こだわりの空間づくりについて、プランナーの大野にインタビューをしました。
ーたくさんの物件を担当されてきた中で、今回の物件を一言で言うと?
大野
「チャレンジ物件」ですかね(笑)キッチンの位置を動かしたい!けれど、築50年を超えているお部屋なのでスムーズにいくかどうか、挑戦したって感じです。 この年代に建築された物件をプランニングする際は、注意することがいくつかあるんですよ。
ー詳しく知りたいです!
大野
リノベーションを前提として設計されていないため、 間仕切りの壁が、簡単に壊せないコンクリートやブロックで出来ていることがあります。 また、配管類がコンクリートの中に埋まっていて、ルートを変更できない、なんていうことも。
解体してみないとわからない箇所があるので、最初の段階では、立てたプランで進められるかの確証を持てなかったんです。
ープランの詳細を教えてください
大野
ダイニングキッチンに隣接している洋室の壁を取り払って、システムキッチンの位置を元の洋室側に移動したいと考えていました。
それまでの間取りは、システムキッチンが玄関とダイニングルームを結ぶ通路にあったため、出入りする際は調理している人の後ろを通らなくてはいけなかったんです。また、ダイニングルームは、3面に扉があるので家具の配置が厳しかったと思われます。
使いづらい間取りを改善したリノベーションプランが右側。洋室の壁を取り払い、LDKを広くした上でキッチンを対面式に。
大野
ただ、このプランを実現するには、先ほどお話しした壁の問題や、それまでになかった部分に排水や換気のためのダクトを通すことになります。

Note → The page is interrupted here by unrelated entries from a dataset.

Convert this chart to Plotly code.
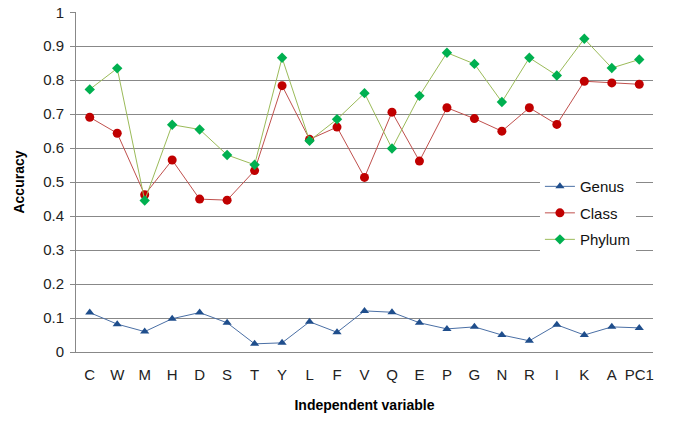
import plotly.graph_objects as go

categories = ["C","W","M","H","D","S","T","Y","L","F","V","Q","E","P","G","N","R","I","K","A","PC1"]
genus = [0.116,0.082,0.060,0.098,0.116,0.086,0.024,0.027,0.089,0.058,0.121,0.117,0.086,0.068,0.074,0.050,0.033,0.080,0.050,0.074,0.071]
class_ = [0.691,0.644,0.463,0.565,0.450,0.447,0.534,0.784,0.626,0.662,0.514,0.706,0.562,0.719,0.687,0.650,0.719,0.670,0.797,0.792,0.788]
phylum = [0.773,0.835,0.446,0.669,0.655,0.580,0.551,0.866,0.622,0.685,0.762,0.599,0.754,0.881,0.848,0.736,0.866,0.814,0.922,0.836,0.861]
y_ticks = [0,0.1,0.2,0.3,0.4,0.5,0.6,0.7,0.8,0.9,1]
y_tick_text = ["0","0.1","0.2","0.3","0.4","0.5","0.6","0.7","0.8","0.9","1"]

fig = go.Figure()
fig.add_trace(go.Scatter(x=categories, y=genus, name="Genus", mode="lines+markers", legendgroup="g",
    line=dict(color="#4A6FA5", width=1),
    marker=dict(symbol="triangle-up", size=8, color="#1F4E8C")))
fig.add_trace(go.Scatter(x=categories, y=class_, name="Class", mode="lines+markers", legendgroup="c",
    line=dict(color="#C0504D", width=1),
    marker=dict(symbol="circle", size=9, color="#C00000")))
fig.add_trace(go.Scatter(x=categories, y=phylum, name="Phylum", mode="lines+markers", legendgroup="p",
    line=dict(color="#9BBB59", width=1),
    marker=dict(symbol="diamond", size=8, color="#00B050")))

fig.update_layout(
    width=680, height=426,
    margin=dict(l=76, r=27, t=12, b=74, autoexpand=False),
    paper_bgcolor="white", plot_bgcolor="white",
    font=dict(family="Liberation Sans, Arial, sans-serif", size=15, color="#222222"),
    showlegend=True,
    legend=dict(x=0.804, y=0.535, xanchor="left", yanchor="top",
                bgcolor="white", font=dict(size=15, color="#111111"),
                traceorder="grouped", tracegroupgap=4, entrywidth=70),
    xaxis=dict(type="category", showgrid=False, showline=True, linecolor="#888888", linewidth=1,
               ticks="", tickfont=dict(size=15), range=[-0.5, 20.5], ticklabelstandoff=9,
               automargin=False,
               title=dict(text="<b>Independent variable</b>", font=dict(size=14, color="#000000"), standoff=18)),
    yaxis=dict(range=[0, 1.0008], tickvals=y_ticks, ticktext=y_tick_text,
               showgrid=True, gridcolor="#888888", gridwidth=1,
               showline=True, linecolor="#888888", linewidth=1,
               ticks="outside", ticklen=5, tickcolor="#888888", tickfont=dict(size=15),
               ticklabelstandoff=3, ticklabeloverflow="allow",
               zeroline=False, automargin=False,
               title=dict(text="<b>Accuracy</b>", font=dict(size=14, color="#000000"), standoff=15)),
)

fig.write_html("out.html", config={"displayModeBar": False},
               post_script="document.body.style.margin='0';document.body.style.overflow='hidden';")
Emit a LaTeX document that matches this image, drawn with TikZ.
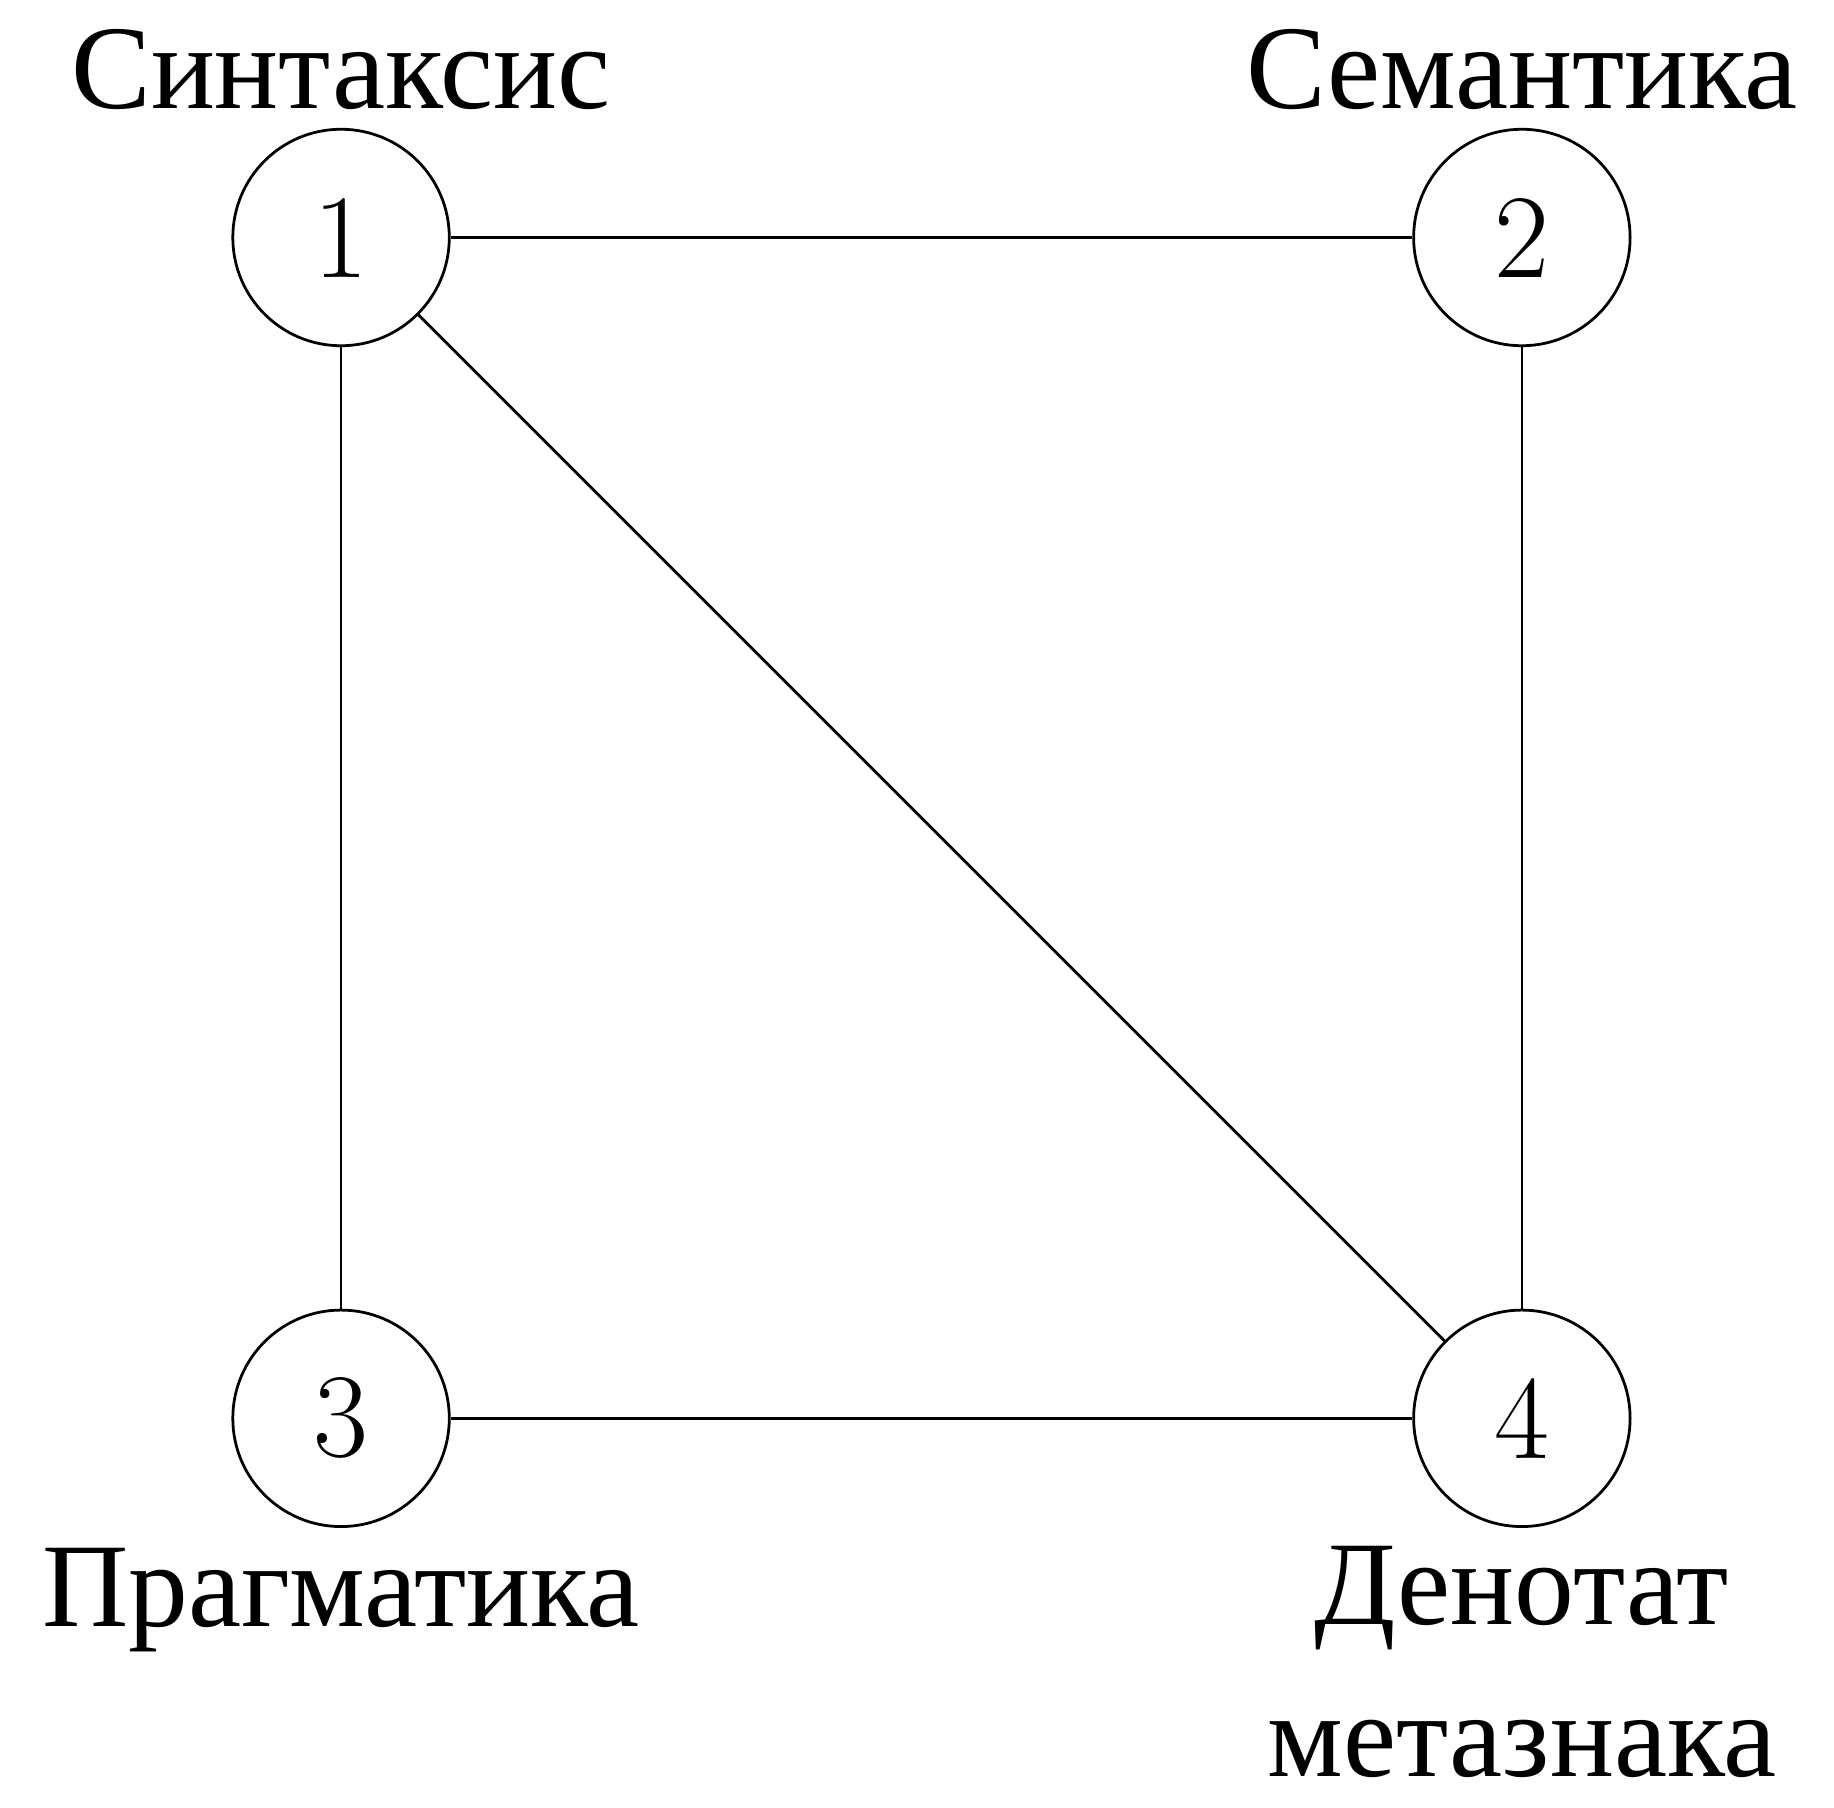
\documentclass[tikz,border=0pt]{standalone}
\usepackage{fontspec}
\newfontfamily\cyrfont{Liberation Serif}
\usetikzlibrary{positioning}

\begin{document}
\begin{tikzpicture}[
    every node/.style={font=\LARGE},
    vertex/.style={
        draw, circle, minimum size=1.1cm,
        inner sep=0pt
    },
    lbl/.style={font=\LARGE\cyrfont, anchor=base, align=center},
    edge/.style={draw=black}
]

% ── BOUNDING BOX ───────────────────────────────────────────────
\useasboundingbox (-1.733, -1.977) rectangle (7.586, 7.207);

% === VERTICES ===
\node[vertex] (n1) at (0, 6) {1};
\node[vertex] (n2) at (6, 6) {2};
\node[vertex] (n3) at (0, 0) {3};
\node[vertex] (n4) at (6, 0) {4};

% === LABELS ===
\node[lbl] (syntax)    at (0, 6.653)  {Синтаксис};
\node[lbl] (semantics) at (6, 6.653)  {Семантика};
\node[lbl] (pragmatics) at (0, -1.06) {Прагматика};
% base of a two-line node is its last line
\node[lbl] (denotat)   at (6, -1.822) {Денотат\\метазнака};

% ── EDGES ──────────────────────────────────────────────────────
\draw[edge] (n1) -- (n2);
\draw[edge] (n1) -- (n3);
\draw[edge] (n1) -- (n4);
\draw[edge] (n2) -- (n4);
\draw[edge] (n3) -- (n4);

\end{tikzpicture}
\end{document}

解体してみないと判断が難しいところではありましたが、解体してから「出来なかった」とならないように、事前に他社さんの物件を調べたり、もらえるところからは情報を収集しました。そして、参考にしながらいろいろな可能性やルートを考えて、無駄のないギリギリのところで決めたんです。
ーとても試行錯誤されたんですね。想定どおりにいきましたか!?
大野
ほぼ(笑)。間仕切り壁だと思っていた所が躯体壁だったりと、やはり予想外の制限はいくつかありましたが、大幅な変更には至らずに済みました。 現場から連絡が来て確認に行ったり、時には自ら現地に足を運んだり。連携を取りながら進めて最終形になった感じです。
ーその他にも“この物件ならでは”があったのでは?
大野
浴室と洗面室でしょうか。
浴室は、在来工法のお風呂だったところを、ユニットバスに変更したいと考えていました。同じマンションで、すでに変更済みのお部屋があるのを聞いていたので「いける!」と思っていたのですが、ユニットバスのすぐ横にキッチンのダクトを想定していたのが気がかりでした。うまく収まるかの兼ね合いが結構シビアだったんです。でも、現場の方がかなりがんばってくれて、なんとか収まりました。収まらなかったらサイズダウンも有り得たので現場の皆さんに感謝です。
ー一方の洗面室は?
大野
それまで室内になかった洗濯機置き場を設けたんです。
以前は、空間が凸凹して窮屈だったのですが、システムキッチンを移動させたことで広くできました。そして、トイレへの出入りを廊下側にして、洗濯機置き場を確保したんです。
ー収納もあって、以前に比べたら使い勝手がよさそうですね。
大野
この収納ですが、ちょっと工夫したポイントなんですよ。
ちょうど洗面室とリビングの収納の上をキッチンの排気用ダクトが通っているんです。そのままにしたら低めの位置に梁ができるため、その下は使いづらいスペースになるところを、収納として活用することに。うまく収まったなって感じです(笑)
青の部分が排気用ダクトが通っている梁。その下を有効活用した洗面室の収納とリビング収納。
ー最後に、振り返ってみた感想を教えてください
大野
壁式構造だったり、梁が低かったりと制限が多かった分、だいぶやりがいのあるお部屋でした。 最終的に「お客様に喜んでいただければ!」という想いでやり遂げましたね。
今回のような築年が経過している物件を、今の暮らしに合うようにリノベーションして再生させることが 私たちの仕事です。さまざまな物件に対応するためにも、これからも勉強を続けて、経験を積み重ねていこうと思っています。